ピルは医師のみが処方可能となっています。
医師の処方を受けるには、婦人科を受診しなければいけません。
女性は婦人科を受診するのに抵抗を感じます。
避妊目的でピルを希望した場合、保険が適用されませんので値段が高くあきらめる場合もあります。
日本でピルが浸透しない一番の原因は、日本の性教育に問題があると思われます。
海外では小さなころから性教育に時間をかけて教育しています。
しかし日本では、小学校に上がってから最低限の性教育しか受けていないので、ピルに関する知識がありません。

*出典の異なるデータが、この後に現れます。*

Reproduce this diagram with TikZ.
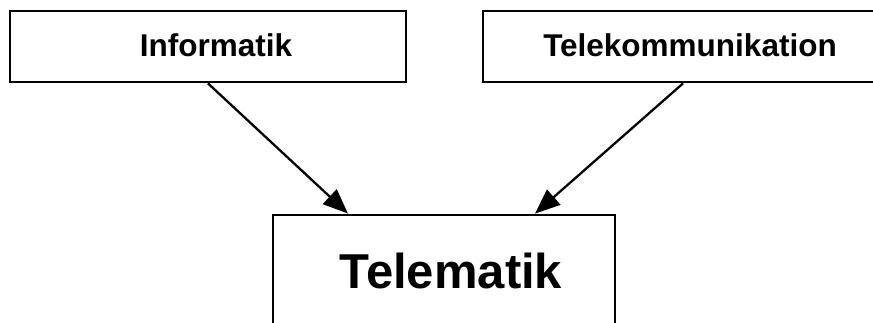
\documentclass[tikz,border=0pt]{standalone}
\usepackage{fontspec}
\setmainfont{Liberation Sans}
\usetikzlibrary{arrows.meta}
\begin{document}
\begin{tikzpicture}[x=1pt,y=-1pt,
  box/.style={draw=black, line width=2.8pt, fill=white, inner sep=0pt},
  lbl/.style={inner sep=0pt, anchor=base, font=\bfseries\fontsize{31.5}{36}\selectfont},
  conn/.style={line width=2.3pt, -{Triangle[length=25pt,width=20pt]}}]
\useasboundingbox (0,0) rectangle (873,323);
\clip (0,0) rectangle (873,323);
\fill[white] (0,0) rectangle (873,323);
\node[box, minimum width=396pt, minimum height=71pt] (inf) at (208,46.5) {};
\node[lbl] (inftext) at (216,57) {Informatik};
\node[box, minimum width=414pt, minimum height=71pt] (tk) at (690,46.5) {};
\node[lbl] (tktext) at (690,57) {Telekommunikation};
\node[box, minimum width=342pt, minimum height=120pt] (tm) at (444,275) {};
\node[lbl, font=\bfseries\fontsize{49}{56}\selectfont] (tmtext) at (451,288) {Telematik};
\draw[conn] (inf.south) -- ([xshift=-96pt]tm.north);
\draw[conn] ([xshift=-7pt]tk.south) -- ([xshift=91pt]tm.north);
\end{tikzpicture}
\end{document}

そのため、ピルに対する偏見や悪いイメージが耳に入っていきます。
例えば、一般的にピルは避妊に使うことが知られています。
ピルを使うことは「夜の仕事をしているのではないか」「遊んでいそう…」というように見られる傾向にあります。
今は、オンラインでも悩み相談や診察・処方をしている病院もあるので利用するのもいいでしょう。
ピルの効果発現まとめ
ここまでピルの効果がいつからあらわれるのか、についてお伝えしてきました。
ピルの効果がいつからあらわれるのか、の要点をまとめると以下の通りです。
- ピルには避妊目的や生理痛の痛み改善など症状に合わせて4つの種類がある
- 症状に合ったピルの効果は、当日からホルモンバランスに慣れたころに期待できる
- ピルを服用する際は、血栓症や薬の飲み合わせなどに気を付ける
これらの情報が少しでもお役に立てば幸いです。
最後までお読みいただき、ありがとうございました。